要知道,靖越王虽然不在京城长大,但他的容貌却被世人排位在第一。别说平阳世家贵女,就是王爷回京,那些名门闺秀,见到王爷,哪一个不是目不转睛盯着王爷,那眼神简直如恶狼见到了肉一般,每每看得他们眼睛都疼。
因此,林清浅的反应实在算得上是奇葩。
扎针过程不算长,林清浅很快就收针。
“三日后过来取药。”林清浅脸上露出迟疑的神色,她似乎在斟酌用什么词表达接下来的话。片刻之后,她再开口,“顺便过来,再扎一次针。如果王爷能找到陈年的艾草送过来更好,年头越长越好。”
开始迟疑,后面的话说得越来越果断。
水白等几个再看她的眼神中,几乎都要带上小星星了。
让王爷上门来找她,天下也只有林清浅一个人敢这么做了。
“有劳姑娘。”范选吉拱手道谢。
林清浅微笑看着他,眼睛亮晶晶。
范选吉……
什么意思?
随即,他马上反应过来,“姑娘,这是诊费和药钱。”
一边说,他一边递给林清浅一张银票。
心淡然接过,余光可见,是一张一百两的银票。
范选吉……
水白几个扭头偷笑。
林姑娘果然不是凡人,连她身边的人也是如此不同。
接了银票后,双方似乎就货银两讫了。
林清浅十分自觉给靖越王屈膝行礼告罪后,转身进了内屋。一道帘子又将大家分成两拨人。
靖越王站着没动,水白等人则饶有兴趣等待他发话。
“王爷,隔壁院子已经备好茶水,请。”林渊似乎迫不及待想将所有人请出去,没等靖越王开口,他就以主人的身份说话。

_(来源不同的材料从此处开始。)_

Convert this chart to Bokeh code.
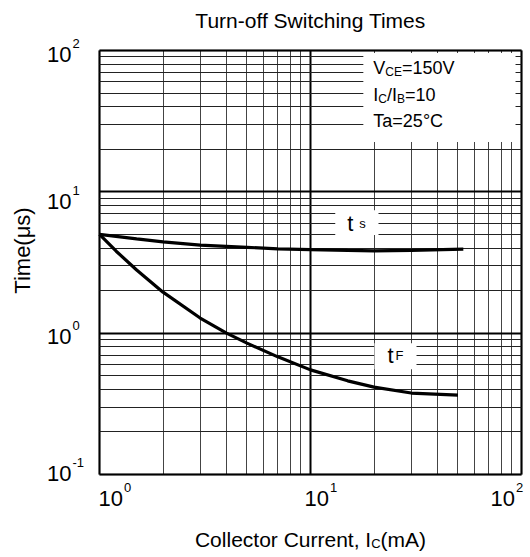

他的做法十分合理,如果放在大户人家,这边的小院子等于是林家的内院,属于女眷的住处,一群男人杵在这里,的确不合适。
靖越王没有为难林渊,微笑和林渊并肩出了院子。
随着最后的林景行见状,终于偷偷松了一口气。
靖越王在小院中只坐了一会儿,就领着一大群人回平阳城去了。